Temperaturmessungen:

Das Thermometer ausreichende Zeit in der Flüssigkeit lassen. Mein Alkohol -Thermometer benötigt z.B. fast 60 sec, um genau anzuzeigen. Zum Temperaturmessen deshalb folgende Regel: Thermometer so tief wie möglich eintauchen,  Thermometer ruhig, aber ständig bewegen, als "Rührer" benutzen, dabei Prüfen,  ob die Anzeige konstant bleibt oder sich noch ändert,


Die benötigte Wassermenge abmessen. Achtung: es gibt Dosen, die andere Flüssigkeitsstände erwarten als meine.

Die Dose wird jetzt zusammengebaut, als ob wir Film(e) entwickeln wollten, aber natürlich nicht mit Film beschickt. Die erforderliche Wassermenge wird eingefüllt, die Dose verschlossen, in die Isolierungshülle engesetzt, und 3 min ständig gekippt.

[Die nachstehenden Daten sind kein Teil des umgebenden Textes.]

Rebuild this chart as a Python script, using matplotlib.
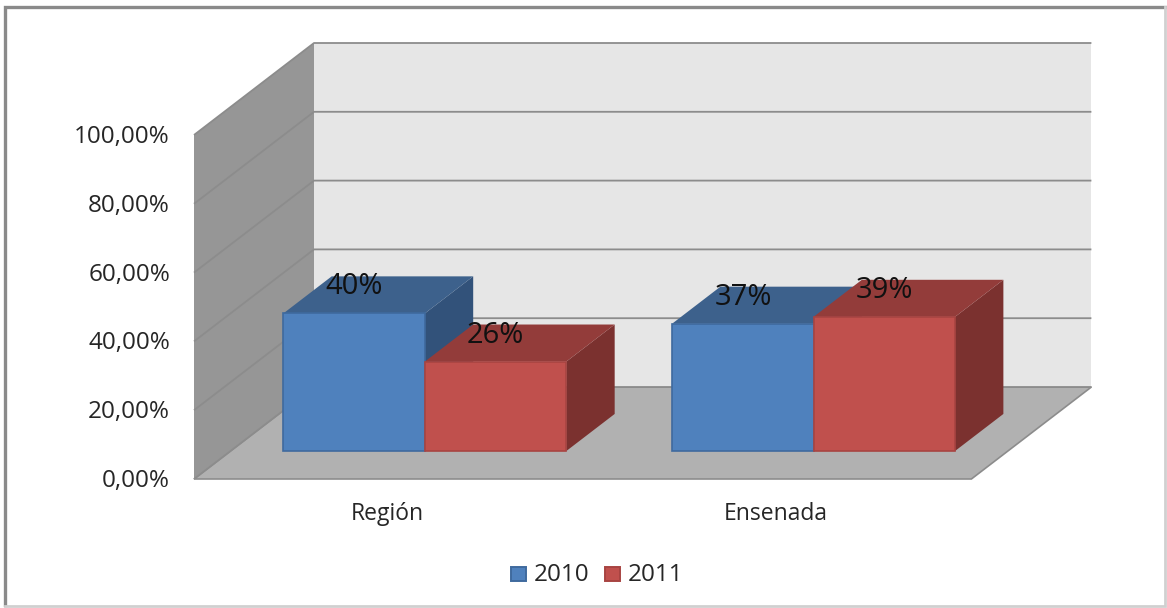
import matplotlib
matplotlib.use("Agg")
import matplotlib.pyplot as plt
from matplotlib.patches import Polygon, Rectangle

plt.rcParams['font.family'] = ['Open Sans', 'DejaVu Sans']

categories = ["Región", "Ensenada"]
series_names = ["2010", "2011"]
values_2010 = [40, 37]
values_2011 = [26, 39]
tick_values = [0, 20, 40, 60, 80, 100]
tick_labels = ["0,00%", "20,00%", "40,00%", "60,00%", "80,00%", "100,00%"]

BLUE = ("#4f81bd", "#3d618c", "#32527a", "#3f6a9e")
RED = ("#c0504d", "#933c3a", "#7b312f", "#a84442")
GRID = "#8c8c8c"

X0, Y0, CAT_W, V_PX, DX, DY = 194, 479, 388.7, 3.44, 120, 92


def proj(u, v, d):
    return (X0 + u * CAT_W + d * DX, Y0 - v * V_PX - d * DY)


fig = plt.figure(figsize=(11.67, 6.08), dpi=100)
ax = fig.add_axes([0, 0, 1, 1])
ax.set_xlim(0, 1167)
ax.set_ylim(608, 0)
ax.axis("off")

# Chart frame
ax.add_patch(Rectangle((5, 7), 1160, 598, fc="white", ec="none", zorder=0))
ax.plot([5, 5, 1165], [605, 7, 7], color="#8a8a8a", lw=2.4, zorder=1, solid_joinstyle="miter")
ax.plot([5, 1165, 1165], [606, 606, 7], color="#d0d0d0", lw=2.0, zorder=1, solid_joinstyle="miter")

n = len(categories)
# Floor, side wall, back wall
ax.add_patch(Polygon([proj(0, 0, 0), proj(n, 0, 0), proj(n, 0, 1), proj(0, 0, 1)],
                     fc="#b1b1b1", ec=GRID, lw=1.2, zorder=2))
ax.add_patch(Polygon([proj(0, 0, 0), proj(0, 0, 1), proj(0, 100, 1), proj(0, 100, 0)],
                     fc="#969696", ec="none", zorder=2))
ax.add_patch(Polygon([proj(0, 0, 1), proj(n, 0, 1), proj(n, 100, 1), proj(0, 100, 1)],
                     fc="#e6e6e6", ec="none", zorder=2))
for t in tick_values:
    pts = [proj(0, t, 0), proj(0, t, 1), proj(n, t, 1)]
    ax.plot([p[0] for p in pts], [p[1] for p in pts], color=GRID, lw=1.3, zorder=3,
            solid_capstyle="butt")

for t, lab in zip(tick_values, tick_labels):
    x, y = proj(0, t, 0)
    ax.text(x - 24, y + 2, lab, ha="right", va="center", fontsize=17.5, color="#262626", zorder=6)

BAR_W = 0.364
D0, D1 = 0.304, 0.707


def bar(u0, v, colors, z):
    u1 = u0 + BAR_W
    front = [proj(u0, 0, D0), proj(u1, 0, D0), proj(u1, v, D0), proj(u0, v, D0)]
    top = [proj(u0, v, D0), proj(u1, v, D0), proj(u1, v, D1), proj(u0, v, D1)]
    side = [proj(u1, 0, D0), proj(u1, 0, D1), proj(u1, v, D1), proj(u1, v, D0)]
    ax.add_patch(Polygon(side, fc=colors[2], ec="none", zorder=z))
    ax.add_patch(Polygon(top, fc=colors[1], ec="none", zorder=z))
    ax.add_patch(Polygon(front, fc=colors[0], ec=colors[3], lw=1.2, zorder=z + 0.1))


for i in range(n):
    start = i + 0.5 - BAR_W
    bar(start, values_2010[i], BLUE, 4)
    bar(start + BAR_W, values_2011[i], RED, 4.5)

for i in range(n):
    start = i + 0.5 - BAR_W
    for vals, sh in ((values_2010, 0), (values_2011, BAR_W)):
        u = start + sh + 0.5 * BAR_W
        x, y = proj(u, vals[i], 0.5 * (D0 + D1))
        ax.text(x - 24, y - 8, f"{vals[i]}%", ha="center", va="center", fontsize=21, color="#111111", zorder=7)
    x, y = proj(i + 0.5, 0, 0)
    ax.text(x - 1, 514, categories[i], ha="center", va="center", fontsize=16.5, color="#262626", zorder=6)

# Legend
for xs, xt, name, cols in ((511, 534, series_names[0], BLUE), (605, 628, series_names[1], RED)):
    ax.add_patch(Rectangle((xs, 567), 15, 14, fc=cols[0], ec=cols[3], lw=1.4, zorder=6))
    ax.text(xt, 575, name, ha="left", va="center", fontsize=17.5, color="#262626", zorder=6)

fig.savefig("out.png", dpi=100)
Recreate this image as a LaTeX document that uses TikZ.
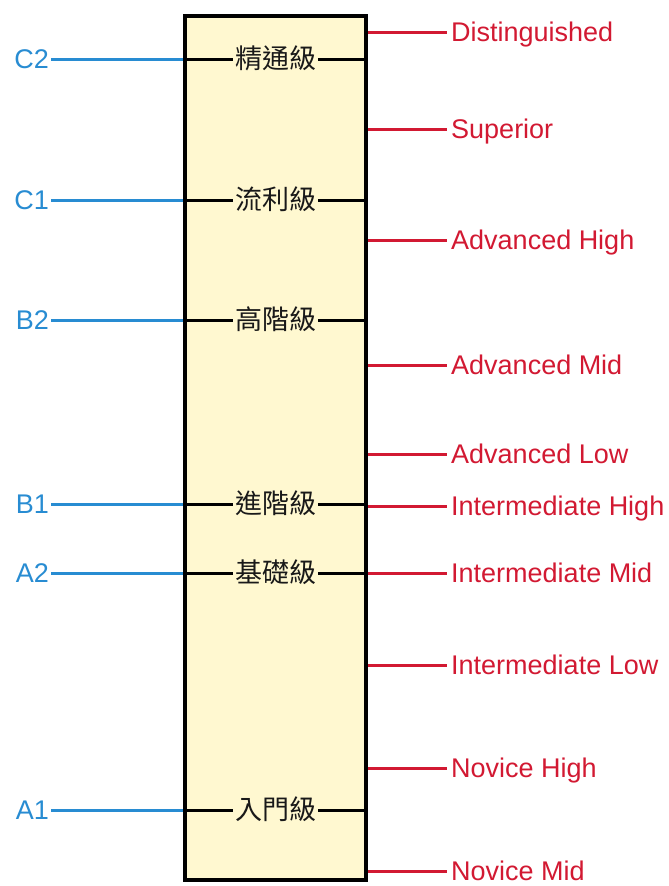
\documentclass[tikz,border=0pt]{standalone}
\usepackage{fontspec}
\setmainfont{Liberation Sans}
\newfontfamily\cjk{Noto Sans CJK TC}
\usetikzlibrary{positioning}

\definecolor{cefrblue}{RGB}{40,140,210}
\definecolor{actflred}{RGB}{210,25,50}
\definecolor{panelfill}{RGB}{255,248,208}

\tikzset{
  panel/.style={draw, line width=3.6pt, fill=panelfill, minimum width=181pt, minimum height=864pt, inner sep=0pt},
  cefr/.style={text=cefrblue, font=\fontsize{27}{27}\selectfont, anchor=east, inner xsep=2pt, inner ysep=0pt, text height=19pt, text depth=0pt},
  actfl/.style={text=actflred, font=\fontsize{27}{27}\selectfont, anchor=west, inner xsep=4pt, inner ysep=0pt, text height=19pt, text depth=0pt},
  level/.style={text=black!90, font=\cjk\fontsize{27}{27}\selectfont, inner xsep=2pt, inner ysep=0pt, text height=21pt, text depth=2pt},
  link/.style={line width=3pt},
}

\begin{document}
\begin{tikzpicture}[x=1pt, y=-1pt]
  \useasboundingbox (0,0) rectangle (669,886);

  \node[panel] (panel) at (275.5,448) {};

  % CJK levels with their CEFR names on the left
  \foreach \name/\lvl/\y in {C2/精通級/59, C1/流利級/200, B2/高階級/320, B1/進階級/504, A2/基礎級/573, A1/入門級/810}
  {
    \node[level] (lvl-\name) at (275.5,\y) {\lvl};
    \node[cefr] (cefr-\name) at (51,\y) {\name};
    \draw[link, cefrblue] (cefr-\name) -- (cefr-\name -| panel.west);
    \draw[link] (lvl-\name -| panel.west) -- (lvl-\name);
    \draw[link] (lvl-\name) -- (lvl-\name -| panel.east);
  }

  % ACTFL levels on the right
  \foreach \y/\txt [count=\i] in {32/Distinguished, 129/Superior, 240/Advanced High, 365/Advanced Mid, 454/Advanced Low, 506/Intermediate High, 573/Intermediate Mid, 665/Intermediate Low, 768/Novice High, 871/Novice Mid}
  {
    \node[actfl] (actfl-\i) at (447,\y) {\txt};
    \draw[link, actflred] (actfl-\i -| panel.east) -- (actfl-\i);
  }
\end{tikzpicture}
\end{document}
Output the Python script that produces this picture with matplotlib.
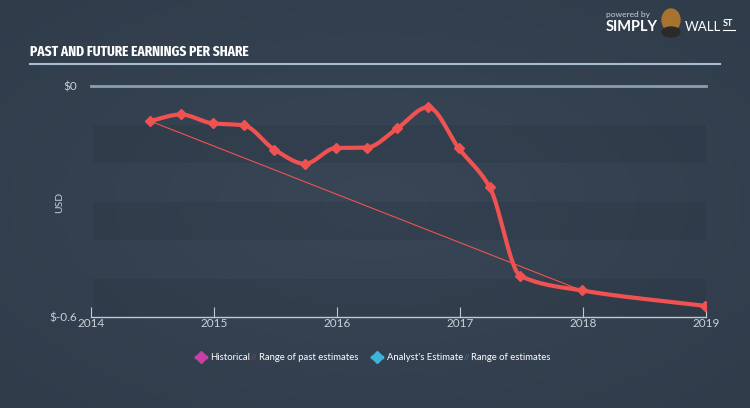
import numpy as np
import matplotlib
matplotlib.use("Agg")
import matplotlib.pyplot as plt
from matplotlib import font_manager as fm
from matplotlib.lines import Line2D
from matplotlib.patches import Rectangle, Ellipse

# ---- data ----
eps_x = [2014.48, 2014.73, 2014.99, 2015.24, 2015.49, 2015.74, 2015.99, 2016.24,
         2016.49, 2016.74, 2016.99, 2017.24, 2017.49, 2017.99, 2018.99]
eps_y = [-0.091, -0.074, -0.097, -0.102, -0.165, -0.202, -0.161, -0.160,
         -0.110, -0.055, -0.162, -0.262, -0.493, -0.531, -0.571]
est_x = [2014.48, 2017.99]
est_y = [-0.091, -0.531]
year_ticks = [2014, 2015, 2016, 2017, 2018, 2019]
y_ticks = [0, -0.6]
y_labels = ["$0", "$-0.6"]
legend_labels = ["Historical", "Range of past estimates", "Analyst's Estimate", "Range of estimates"]
title = "PAST AND FUTURE EARNINGS PER SHARE"

BG = "#354251"
RED = "#f05252"
TXT = "#c9d1da"
FONT = "Lato"

def pick_condensed_bold():
    best = None
    for f in fm.fontManager.ttflist:
        name = f.fname.replace("-", "").replace("_", "").lower()
        if "condensed" in name and "bold" in name and "semibold" not in name \
                and "extrabold" not in name and "italic" not in name:
            if "extracondensed" in name:
                score = 3
            elif "semicondensed" in name:
                score = 1
            else:
                score = 2
            if "notosans" in name.replace(" ", "") and "mono" not in name:
                score += 0.5
            if best is None or score > best[0]:
                best = (score, f.fname)
    if best:
        return fm.FontProperties(fname=best[1])
    return fm.FontProperties(family="DejaVu Sans", stretch="condensed", weight="bold")

def monotone_curve(x, y, n=30):
    x = np.asarray(x, float); y = np.asarray(y, float)
    h = np.diff(x); d = np.diff(y) / h
    m = np.zeros_like(y)
    m[0] = d[0]; m[-1] = d[-1]
    for i in range(1, len(y) - 1):
        if d[i - 1] * d[i] <= 0:
            m[i] = 0
        else:
            w1 = 2 * h[i] + h[i - 1]; w2 = h[i] + 2 * h[i - 1]
            m[i] = (w1 + w2) / (w1 / d[i - 1] + w2 / d[i])
    xs, ys = [], []
    for i in range(len(x) - 1):
        t = np.linspace(0, 1, n, endpoint=False)
        h00 = 2*t**3 - 3*t**2 + 1; h10 = t**3 - 2*t**2 + t
        h01 = -2*t**3 + 3*t**2; h11 = t**3 - t**2
        xs.append(x[i] + t * h[i])
        ys.append(h00*y[i] + h10*h[i]*m[i] + h01*y[i+1] + h11*h[i]*m[i+1])
    xs.append([x[-1]]); ys.append([y[-1]])
    return np.concatenate(xs), np.concatenate(ys)

W, H = 750, 408
fig = plt.figure(figsize=(7.5, 4.08), dpi=100)
fig.patch.set_facecolor(BG)

def fx(px): return px / W
def fy(py): return 1 - py / H

# subtle radial background gradient
bgax = fig.add_axes([0, 0, 1, 1], zorder=-10)
gx, gy = np.meshgrid(np.linspace(-1, 1, 150), np.linspace(-1, 1, 82))
r = np.clip(np.sqrt(gx**2 + gy**2) / 1.4, 0, 1)
c0 = np.array([0x38, 0x46, 0x56]) / 255
c1 = np.array([0x30, 0x3c, 0x4a]) / 255
img = c0[None, None, :] * (1 - r[..., None]) + c1[None, None, :] * r[..., None]
bgax.imshow(img, aspect="auto", extent=[0, 1, 0, 1], interpolation="bilinear")
bgax.axis("off")

ax = fig.add_axes([fx(91), fy(317), fx(706) - fx(91), fy(86) - fy(317)])
ax.set_facecolor("none")
ax.set_xlim(2014, 2019)
ax.set_ylim(-0.6, 0)

# background bands
for top in [-0.1, -0.3, -0.5]:
    ax.add_patch(Rectangle((2014.02, top - 0.1), 4.98, 0.1, facecolor="#26303c",
                           alpha=0.22, edgecolor="none", zorder=0))

# zero line
ax.axhline(0, color="#8d9db0", lw=2, zorder=1, clip_on=False)

# estimate thin line
ax.plot(est_x, est_y, color=RED, lw=0.8, zorder=2)

# main curve
cx, cy = monotone_curve(eps_x, eps_y)
ax.plot(cx, cy, color=RED, lw=3, zorder=3, solid_capstyle="round")
ax.plot(eps_x, eps_y, linestyle="none", marker="D", markersize=5, color=RED, zorder=4)

for s in ["top", "right", "left"]:
    ax.spines[s].set_visible(False)
ax.spines["bottom"].set_color("#c0c8d2")
ax.spines["bottom"].set_linewidth(1)
ax.set_xticks(year_ticks)
ax.set_xticklabels([str(y) for y in year_ticks], family=FONT)
ax.tick_params(axis="x", direction="in", length=7, color="#c0c8d2", labelsize=8.5,
               labelcolor=TXT, pad=1)
ax.set_yticks(y_ticks)
ax.set_yticklabels(y_labels, family=FONT)
ax.tick_params(axis="y", length=0, labelsize=8.5, labelcolor=TXT, pad=10)
fig.text(fx(60), fy(202), "USD", color=TXT, fontsize=7.5, rotation=90,
         ha="center", va="center", family=FONT)

# title
tfp = pick_condensed_bold()
tfp.set_size(10.5)
fig.text(fx(30), fy(52), title, color="white", fontproperties=tfp,
         va="center", ha="left")
fig.add_artist(Line2D([fx(30), fx(720)], [fy(64), fy(64)], color="#a8bccf", lw=1.5))

# legend
ly = fy(357)
LFS = 6.8
fig.add_artist(Line2D([fx(196), fx(206)], [ly, ly], color="#c83fa5", lw=2.5))
fig.add_artist(Line2D([fx(201)], [ly], marker="D", markersize=6, color="#c83fa5"))
fig.text(fx(210), ly, legend_labels[0], color="white", fontsize=LFS, va="center", family=FONT)
fig.text(fx(251), ly, "//", color="#8a4a80", fontsize=5, va="center", family=FONT)
fig.text(fx(259), ly, legend_labels[1], color="white", fontsize=LFS, va="center", family=FONT)
fig.add_artist(Line2D([fx(372), fx(382)], [ly, ly], color="#3cb4dc", lw=2.5))
fig.add_artist(Line2D([fx(377)], [ly], marker="D", markersize=6, color="#3cb4dc"))
fig.text(fx(387), ly, legend_labels[2], color="white", fontsize=LFS, va="center", family=FONT)
fig.text(fx(464), ly, "//", color="#4a8aa8", fontsize=5, va="center", family=FONT)
fig.text(fx(471), ly, legend_labels[3], color="white", fontsize=LFS, va="center", family=FONT)

# logo
fig.text(fx(606), fy(15), "powered by", color="#c9d1da", fontsize=6, va="center", family=FONT)
fig.text(fx(606), fy(27), "SIMPLY", color="white", fontsize=10.5, fontweight="bold",
         va="center", family=FONT)
fig.text(fx(685), fy(27), "WALL", color="white", fontsize=9.5, va="center", family=FONT)
fig.text(fx(723), fy(24), "ST", color="white", fontsize=6.5, fontweight="bold", va="center", family=FONT)
fig.add_artist(Line2D([fx(723), fx(735)], [fy(30), fy(30)], color="white", lw=0.8))
fig.add_artist(Ellipse((fx(671), fy(20)), 18 / W, 22 / H, color="#a8732f"))
fig.add_artist(Ellipse((fx(671), fy(32)), 18 / W, 10 / H, color="#2a2a2a"))

fig.savefig("out.png", dpi=100, facecolor=BG)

Und dann wird der Deckel abgezogen und die Mischungs-Temperatur TM gemessen.

Die Formel, mit der der "Dosenfaktor" kD berechnet wird, ist
(TM - TW) / ( TD - TM)  =  kD

Doseneinstellung
Entwicklermenge
Tu = TD TW = TE TM
"Dosenfaktor"  kD
1 Film 135, 1 Spule
 250 ml




2 Filme 135, 2 Spulen
 500 ml




1 oder 2 Filme 120, 1 Spule
 500 ml





Die kD-Werte liegen bei mir bei 0,44 , 0,29 , und 0,267 in der Tabellenreihenfolge von oben nach unten. 

Die Berechung kann man auch auf Blatt 2 in einem kleinen Excel-Programm vornehmen, dass es hier zu laden gibt.

Diese Faktoren muss man nur einmal bestimmen.